L’exigence des critères d’intégration permettant de rester en Suisse doit aussi être adapté : les personnes concernées sont souvent isolées socialement en raison de restrictions de liberté. Elles ont donc besoin de suffisamment de temps pour s’approprier une vie sociale. Le projet prévoit que les victimes de violence domestique pourront rester au minimum trois ans en Suisse au lieu d’un an (durée de toute autorisation de séjour) qu’elles remplissent les exigences en matière d’intégration (indépendance financière, compétences linguistiques) ou non.

La notion de concubinage doit également être revue et prise en compte de manière moderne: selon le droit en vigueur, les concubin·e·s n’entrent pas dans le champ d’application de l’art. 50 LEI. Le projet de loi prévoit d’appliquer ces droits à tout type de concubinage (union conjugale, partenariat enregistré ou concubinat). Mentionner explicitement les couples formés par des personnes LGBTQI+ dans le texte serait souhaité.

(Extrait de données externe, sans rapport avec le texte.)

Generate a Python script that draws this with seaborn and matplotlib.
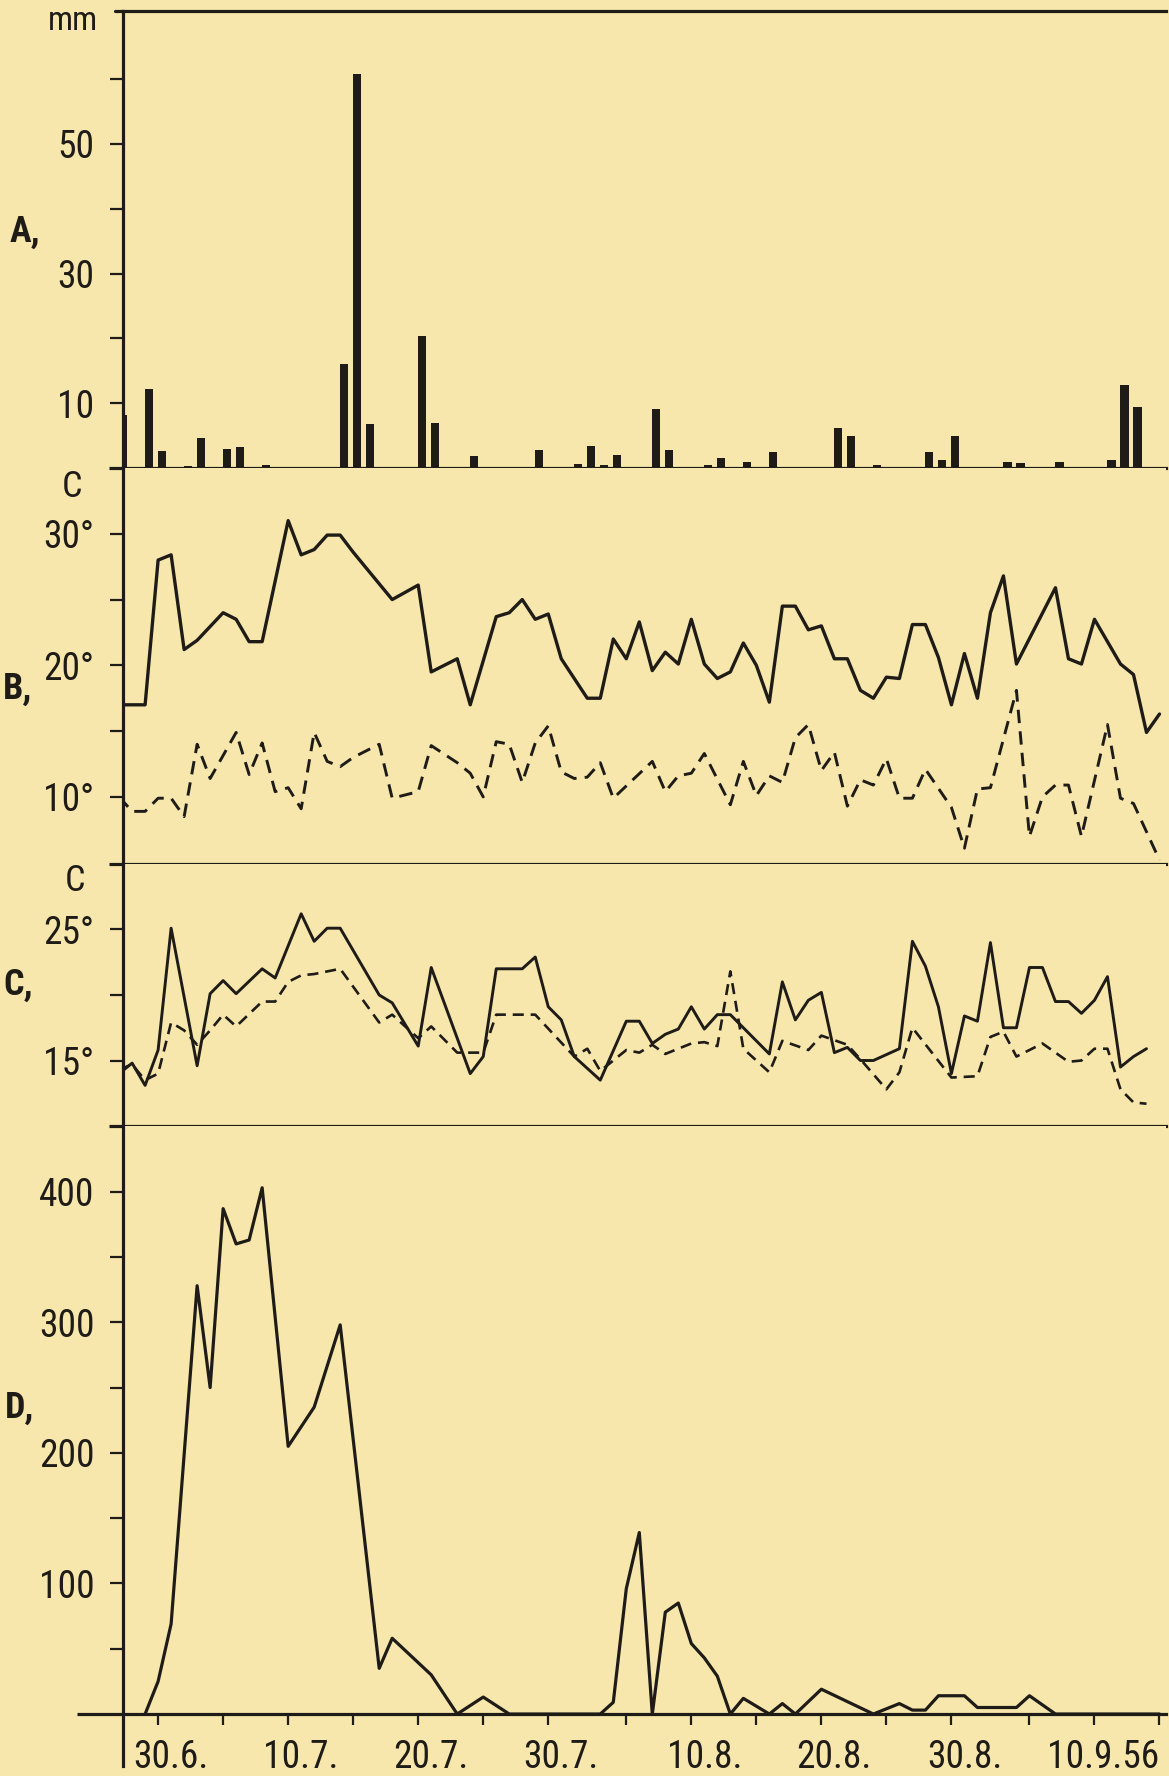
import matplotlib
matplotlib.use("Agg")
import matplotlib.pyplot as plt
import matplotlib.transforms as mtransforms
from matplotlib import font_manager as fm
import numpy as np
import pandas as pd
import seaborn as sns

# ---------------- data (day 0 = 30 June 1956) ----------------
rain_day = [-3, -1, 0, 2, 3, 5, 6, 8, 14, 15, 16, 20, 21, 24, 29, 32, 33,
            34, 35, 38, 39, 42, 43, 45, 47, 52, 53, 55, 59, 60, 61, 65, 66, 69,
            73, 74, 75]
rain_mm = [8.1, 12.2, 2.6, 0.3, 4.7, 3.0, 3.2, 0.5, 16.0, 60.8, 6.8, 20.3, 7.0,
           1.9, 2.8, 0.6, 3.4, 0.5, 2.0, 9.1, 2.8, 0.5, 1.6, 0.9, 2.4, 6.1, 5.0,
           0.5, 2.5, 1.3, 5.0, 0.9, 0.8, 0.9, 1.3, 12.8, 9.4]

bmax_day = [-3, -1, 0, 1, 2, 3, 5, 6, 7, 8, 10, 11, 12, 13, 14, 15, 18, 20, 21,
            23, 24, 26, 27, 28, 29, 30, 31, 33, 34, 35, 36, 37, 38, 39, 40, 41,
            42, 43, 44, 45, 46, 47, 48, 49, 50, 51, 52, 53, 54, 55, 56, 57, 58,
            59, 60, 61, 62, 63, 64, 65, 66, 69, 70, 71, 72, 73, 74, 75, 76, 77]
bmax_val = [17.0, 17.0, 28.0, 28.4, 21.2, 21.9, 24.0, 23.5, 21.8, 21.8, 31.0,
            28.4, 28.8, 29.9, 29.9, 28.6, 25.0, 26.1, 19.5, 20.5, 17.0, 23.7,
            24.0, 25.0, 23.5, 23.9, 20.5, 17.5, 17.5, 22.0, 20.5, 23.3, 19.6,
            21.0, 20.1, 23.5, 20.1, 19.0, 19.5, 21.7, 20.0, 17.2, 24.5, 24.5,
            22.7, 23.0, 20.5, 20.5, 18.1, 17.5, 19.1, 19.0, 23.1, 23.1, 20.6,
            17.0, 20.9, 17.5, 24.0, 26.8, 20.1, 25.9, 20.5, 20.1, 23.5, 21.8,
            20.1, 19.3, 14.9, 16.3]

bmin_day = [-3, -2, -1, 0, 1, 2, 3, 4, 6, 7, 8, 9, 10, 11, 12, 13, 14, 15, 17,
            18, 20, 21, 23, 24, 25, 26, 27, 28, 29, 30, 31, 32, 33, 34, 35, 38,
            39, 40, 41, 42, 44, 45, 46, 47, 48, 49, 50, 51, 52, 53, 54, 55, 56,
            57, 58, 59, 61, 62, 63, 64, 66, 67, 68, 69, 70, 71, 73, 74, 75, 77]
bmin_val = [10.0, 8.9, 8.9, 9.9, 9.9, 8.5, 14.0, 11.4, 14.9, 11.7, 14.1, 10.4,
            10.7, 9.1, 14.9, 12.7, 12.3, 13.0, 14.0, 9.9, 10.4, 13.9, 12.6, 11.8,
            10.0, 14.2, 14.0, 11.1, 14.1, 15.4, 11.9, 11.4, 11.5, 12.6, 9.9, 12.7,
            10.4, 11.6, 11.8, 13.3, 9.4, 12.7, 10.1, 11.6, 11.1, 14.5, 15.5, 12.0,
            13.4, 9.3, 11.3, 10.9, 12.9, 9.9, 9.9, 12.1, 9.2, 6.1, 10.6, 10.7,
            18.1, 7.0, 10.0, 10.9, 10.9, 7.0, 15.5, 9.9, 9.5, 5.2]

csol_day = [-3, -2, -1, 0, 1, 3, 4, 5, 6, 8, 9, 11, 12, 13, 14, 17, 18, 20, 21,
            24, 25, 26, 28, 29, 30, 31, 32, 34, 36, 37, 38, 39, 40, 41, 42, 43,
            44, 47, 48, 49, 50, 51, 52, 53, 54, 55, 57, 58, 59, 60, 61, 62, 63,
            64, 65, 66, 67, 68, 69, 70, 71, 72, 73, 74, 75, 76]
csol_val = [14.0, 14.8, 13.1, 15.8, 25.1, 14.6, 20.1, 21.1, 20.1, 22.0, 21.3,
            26.2, 24.1, 25.1, 25.1, 20.0, 19.4, 16.1, 22.1, 14.0, 15.3, 22.0,
            22.0, 22.9, 19.1, 18.1, 15.3, 13.5, 18.0, 18.0, 16.3, 17.0, 17.4,
            19.1, 17.4, 18.5, 18.5, 15.5, 21.0, 18.1, 19.6, 20.2, 15.6, 16.0,
            15.0, 15.0, 15.9, 24.1, 22.2, 19.1, 14.0, 18.4, 18.0, 24.0, 17.5,
            17.5, 22.1, 22.1, 19.5, 19.5, 18.6, 19.6, 21.4, 14.5, 15.3, 15.9]

cdash_day = [-3, -2, -1, 0, 1, 2, 3, 4, 5, 6, 8, 9, 10, 11, 12, 14, 17, 18, 20,
             21, 23, 25, 26, 29, 32, 33, 34, 36, 37, 38, 39, 41, 42, 43, 44, 45,
             47, 48, 50, 51, 53, 54, 56, 57, 58, 61, 63, 64, 65, 66, 68, 70, 71,
             72, 73, 74, 75, 76]
cdash_val = [14.3, 14.7, 13.5, 14.0, 17.9, 17.3, 16.2, 17.3, 18.5, 17.6, 19.5,
             19.5, 21.0, 21.5, 21.6, 22.0, 17.9, 18.5, 16.7, 17.6, 15.6, 15.6,
             18.5, 18.5, 15.3, 15.9, 14.2, 15.8, 15.6, 16.2, 15.5, 16.3, 16.4,
             16.1, 21.8, 15.9, 14.1, 16.5, 15.8, 16.9, 16.2, 15.1, 12.8, 14.1,
             17.5, 13.7, 13.8, 16.8, 17.2, 15.3, 16.3, 14.9, 15.0, 15.9, 15.9,
             12.8, 11.8, 11.7]

d_day = [-1, 0, 1, 3, 4, 5, 6, 7, 8, 10, 12, 14, 17, 18, 21, 23, 25, 27, 34, 35,
         36, 37, 38, 39, 40, 41, 42, 43, 44, 45, 47, 48, 49, 51, 55, 57, 58, 59,
         60, 62, 63, 66, 67, 69, 77]
d_val = [0, 25, 69, 328, 250, 387, 360, 363, 403, 205, 235, 298, 35, 58, 30, 0,
         13, 0, 0, 9, 96, 139, 0, 78, 85, 54, 43, 29, 0, 12, 0, 8, 0, 19, 0, 8,
         3, 3, 14, 14, 5, 5, 14, 0, 0]

tick_days = [0, 5, 10, 15, 20, 25, 30, 36, 41, 46, 51, 56, 61, 67, 72, 77]
tick_text = ["30.6.", "", "10.7.", "", "20.7.", "", "30.7.", "", "10.8.", "",
             "20.8.", "", "30.8.", "", "10.9.56", ""]

a_ticks = [10, 20, 30, 40, 50, 60]
a_text = ["10", "", "30", "", "50", ""]
b_ticks = [10, 15, 20, 25, 30]
b_text = ["10°", "", "20°", "", "30°"]
c_ticks = [15, 20, 25]
c_text = ["15°", "", "25°"]
d_ticks = [50, 100, 150, 200, 250, 300, 350, 400]
d_text = ["", "100", "", "200", "", "300", "", "400"]

# ---------------- style ----------------
PAPER = "#f7e7ad"
INK = "#1f1c18"
FW, FH = 1169, 1776
X0, X1 = 123, 1166
XMIN, XMAX = -2.7, 77.5

sns.set_theme(style="white")
plt.rcParams.update({
    "figure.facecolor": PAPER,
    "axes.facecolor": PAPER,
    "savefig.facecolor": PAPER,
    "text.color": INK,
    "axes.edgecolor": INK,
    "xtick.color": INK,
    "ytick.color": INK,
})

# pick a narrow sans face if one is installed (the original lettering is narrow)
_fonts = fm.fontManager.ttflist
_names = {f.name for f in _fonts}
FAMILY, STRETCH = "DejaVu Sans", "normal"
for pref in ["Liberation Sans Narrow", "Arial Narrow", "Nimbus Sans Narrow",
             "DejaVu Sans Condensed", "Roboto Condensed", "Open Sans Condensed",
             "Noto Sans Condensed"]:
    if pref in _names:
        FAMILY = pref
        break
else:
    for f in _fonts:
        st = str(f.stretch)
        narrow = st in ("condensed", "semi-condensed", "extra-condensed") or \
            (st.isdigit() and int(st) < 500)
        if narrow and f.name in ("DejaVu Sans", "Noto Sans", "Open Sans",
                                 "Roboto", "Lato", "Inter", "Liberation Sans"):
            FAMILY, STRETCH = f.name, st
            break
NARROW = not (FAMILY == "DejaVu Sans" and STRETCH == "normal")
plt.rcParams["font.family"] = [FAMILY, "DejaVu Sans"]
plt.rcParams["font.stretch"] = STRETCH
TICK_FS = 27 if NARROW else 22
LET_FS = 26 if NARROW else 23

fig = plt.figure(figsize=(FW / 100, FH / 100), dpi=100)


def add_panel(top, bot):
    ax = fig.add_axes([X0 / FW, 1 - bot / FH, (X1 - X0) / FW, (bot - top) / FH])
    ax.set_facecolor(PAPER)
    for s in ax.spines.values():
        s.set_color(INK)
        s.set_linewidth(2.3)
    ax.spines["right"].set_visible(False)
    ax.tick_params(axis="y", direction="out", length=9.5, width=1.6,
                   colors=INK, labelsize=TICK_FS, pad=11, left=True)
    ax.tick_params(axis="x", bottom=False, labelbottom=False)
    return ax


def draw_line(ax, days, vals, lw, ls):
    df = pd.DataFrame({"day": days, "val": vals})
    sns.lineplot(data=df, x="day", y="val", ax=ax, color=INK, linewidth=lw,
                 linestyle=ls, estimator=None, sort=False, legend=False,
                 zorder=3)
    ax.set(xlabel="", ylabel="")


def sep_ext(ax, ext=0.0134):
    ax.plot([-ext, 0], [0, 0], transform=ax.transAxes, color=INK, lw=2.3,
            clip_on=False, solid_capstyle="butt")


axA = add_panel(11, 468)
axB = add_panel(468, 864)
axC = add_panel(864, 1126)
axD = add_panel(1126, 1766)

# ---- A: precipitation ----
axA.bar(rain_day, rain_mm, width=0.62, align="edge", color=INK, linewidth=0,
        zorder=3)
axA.set_xlim(XMIN, XMAX)
axA.set_ylim(0, 70.5)
axA.set_yticks(a_ticks, a_text)
sep_ext(axA)
axA.plot([-0.008, 0], [1, 1], transform=axA.transAxes, color=INK, lw=2.3,
         clip_on=False)

# ---- B: air temperature max / min ----
draw_line(axB, bmax_day, bmax_val, 2.4, "-")
draw_line(axB, bmin_day, bmin_val, 2.1, (0, (4.6, 2.8)))
axB.set_xlim(XMIN, XMAX)
axB.set_ylim(4.9, 35.0)
axB.set_yticks(b_ticks, b_text)
axB.spines["top"].set_visible(False)
sep_ext(axB)

# ---- C: temperatures ----
draw_line(axC, csol_day, csol_val, 2.1, "-")
draw_line(axC, cdash_day, cdash_val, 1.9, (0, (4.2, 2.6)))
axC.set_xlim(XMIN, XMAX)
axC.set_ylim(10, 30)
axC.set_yticks(c_ticks, c_text)
axC.spines["top"].set_visible(False)
sep_ext(axC)

# ---- D: counts ----
draw_line(axD, d_day, d_val, 2.3, "-")
axD.set_xlim(XMIN, XMAX)
axD.set_ylim(-39.8, 450.3)
axD.set_yticks(d_ticks, d_text)
axD.spines["top"].set_visible(False)
axD.spines["bottom"].set_position(("data", 0))
axD.tick_params(axis="x", bottom=True, labelbottom=True, direction="out",
                length=8, width=1.6, colors=INK, labelsize=TICK_FS, pad=10)
axD.set_xticks(tick_days, tick_text)
trans = mtransforms.blended_transform_factory(axD.transAxes, axD.transData)
axD.plot([-0.044, 0], [0, 0], transform=trans, color=INK, lw=2.3,
         clip_on=False, solid_capstyle="butt")
for lbl in axD.get_xticklabels():
    if lbl.get_text() == "10.9.56":
        lbl.set_horizontalalignment("right")
        dx = 65
    else:
        dx = 13
    lbl.set_transform(lbl.get_transform() +
                      mtransforms.ScaledTranslation(dx / 100, 0,
                                                    fig.dpi_scale_trans))

# ---- texts ----
def ftext(x, y, s, size, weight="normal"):
    fig.text(x / FW, 1 - y / FH, s, ha="center", va="center", fontsize=size,
             color=INK, fontweight=weight)

ftext(73, 21, "mm", LET_FS - 2)
ftext(72, 487, "C", LET_FS)
ftext(75, 881, "C", LET_FS)
ftext(25, 232, "A,", LET_FS, "bold")
ftext(18, 689, "B,", LET_FS, "bold")
ftext(18, 985, "C,", LET_FS, "bold")
ftext(20, 1408, "D,", LET_FS, "bold")

fig.savefig("out.png", dpi=100, facecolor=PAPER)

Enfin, le terme « violence conjugale » est par « violence domestique »: d’une part, il s’agit d’une conséquence de l’adaptation moderne de la notion de concubinage, d’autre part, le terme de « violence domestique » désigne plus justement cette forme de violence qui a souvent lieu dans l’espace privé et sans témoin.

Ces modifications sont dues à un important travail mené par des membres du Groupe de travail femmes migrantes et violences conjugales, dont certaines des associations du CAPAS (CCSI, CSP, Camarada) sont membres actifs. Elles ont œuvré depuis des années avec des parlementaires alliées pour obtenir ces changements. Le CAPAS salue l’investissement dont elles ont fait preuve pour ces avancées primordiales.

Résultats de la consultation

Prendre connaissance du rapport sur les résultats de la procédure de consultation en date du 12.10.2023

Position du Conseil National – 19.12.2023

Le 19 décembre 2023, le Conseil National a adopté, par 129 voix contre 65, le projet de loi qui vise à renforcer la protection des victimes de violences domestiques, en leur donnant droit à la régularisation de leur séjour en cas de séparation.

Le dossier passe maintenant au Conseil des Etats.

Position du Conseil des Etats- 28.02.2024

Le 28 février 2024, le Conseil des Etats a adopté le projet de loi, par 31 voix contre 8.

Le dossier repasse maintenant au National pour éliminer quelques divergences.